EXERCISE GOAL:
Keep only the lines from the top of the listing through the one with "Chart.register(...registerables);", and reproduce them unaltered.

INFORMATION SUPPLIED:
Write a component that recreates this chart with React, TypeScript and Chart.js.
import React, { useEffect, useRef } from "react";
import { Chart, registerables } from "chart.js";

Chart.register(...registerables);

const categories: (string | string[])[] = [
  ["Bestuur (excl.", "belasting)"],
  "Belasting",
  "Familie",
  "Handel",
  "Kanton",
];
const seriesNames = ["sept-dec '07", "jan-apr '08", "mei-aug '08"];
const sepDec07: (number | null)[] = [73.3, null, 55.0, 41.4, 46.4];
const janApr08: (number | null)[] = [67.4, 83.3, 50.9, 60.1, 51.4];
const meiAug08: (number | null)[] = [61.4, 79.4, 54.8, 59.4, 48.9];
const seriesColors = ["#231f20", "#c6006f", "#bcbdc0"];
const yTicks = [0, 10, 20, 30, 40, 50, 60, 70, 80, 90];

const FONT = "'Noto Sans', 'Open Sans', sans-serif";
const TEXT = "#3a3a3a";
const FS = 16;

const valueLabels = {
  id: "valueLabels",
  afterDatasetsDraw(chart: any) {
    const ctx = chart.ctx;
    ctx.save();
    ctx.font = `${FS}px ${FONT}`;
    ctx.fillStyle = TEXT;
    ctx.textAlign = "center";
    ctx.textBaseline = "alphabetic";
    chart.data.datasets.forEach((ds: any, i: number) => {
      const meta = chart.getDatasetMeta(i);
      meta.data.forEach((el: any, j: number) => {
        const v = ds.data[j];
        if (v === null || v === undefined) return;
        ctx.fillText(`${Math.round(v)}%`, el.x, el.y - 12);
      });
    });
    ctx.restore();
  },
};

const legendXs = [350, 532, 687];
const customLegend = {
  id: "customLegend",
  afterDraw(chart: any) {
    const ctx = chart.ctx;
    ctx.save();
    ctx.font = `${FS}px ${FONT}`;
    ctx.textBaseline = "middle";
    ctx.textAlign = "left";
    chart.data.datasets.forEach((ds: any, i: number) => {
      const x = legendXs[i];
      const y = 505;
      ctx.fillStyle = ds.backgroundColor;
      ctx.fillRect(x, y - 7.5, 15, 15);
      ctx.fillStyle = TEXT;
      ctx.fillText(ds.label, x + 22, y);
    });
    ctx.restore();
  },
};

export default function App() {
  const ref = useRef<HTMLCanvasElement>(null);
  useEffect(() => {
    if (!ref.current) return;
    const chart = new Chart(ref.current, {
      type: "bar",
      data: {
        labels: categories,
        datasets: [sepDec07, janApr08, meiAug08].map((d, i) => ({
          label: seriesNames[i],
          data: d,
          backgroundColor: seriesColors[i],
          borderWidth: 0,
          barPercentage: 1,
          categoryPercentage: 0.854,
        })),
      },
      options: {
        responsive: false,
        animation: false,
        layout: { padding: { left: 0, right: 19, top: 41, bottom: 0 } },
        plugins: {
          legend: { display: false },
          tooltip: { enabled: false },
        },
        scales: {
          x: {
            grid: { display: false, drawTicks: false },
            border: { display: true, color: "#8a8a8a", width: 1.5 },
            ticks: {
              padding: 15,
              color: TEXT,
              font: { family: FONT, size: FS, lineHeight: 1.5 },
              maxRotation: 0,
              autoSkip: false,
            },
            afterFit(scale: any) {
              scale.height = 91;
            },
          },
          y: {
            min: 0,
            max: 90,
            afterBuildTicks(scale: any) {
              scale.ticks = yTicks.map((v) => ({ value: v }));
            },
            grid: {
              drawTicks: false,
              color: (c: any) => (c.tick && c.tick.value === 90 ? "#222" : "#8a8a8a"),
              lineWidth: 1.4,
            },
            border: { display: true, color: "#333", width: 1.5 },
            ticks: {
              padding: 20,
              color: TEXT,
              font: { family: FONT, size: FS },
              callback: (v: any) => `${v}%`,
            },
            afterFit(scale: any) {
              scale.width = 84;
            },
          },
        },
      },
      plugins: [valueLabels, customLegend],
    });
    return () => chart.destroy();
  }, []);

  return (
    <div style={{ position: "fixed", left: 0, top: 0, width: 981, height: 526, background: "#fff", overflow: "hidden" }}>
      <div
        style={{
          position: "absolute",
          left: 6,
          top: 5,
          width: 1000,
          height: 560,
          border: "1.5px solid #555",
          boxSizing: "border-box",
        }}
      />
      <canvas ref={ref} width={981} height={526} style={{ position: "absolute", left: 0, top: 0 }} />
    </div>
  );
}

RESPONSE TO THE EXERCISE:
Write a component that recreates this chart with React, TypeScript and Chart.js.
import React, { useEffect, useRef } from "react";
import { Chart, registerables } from "chart.js";

Chart.register(...registerables);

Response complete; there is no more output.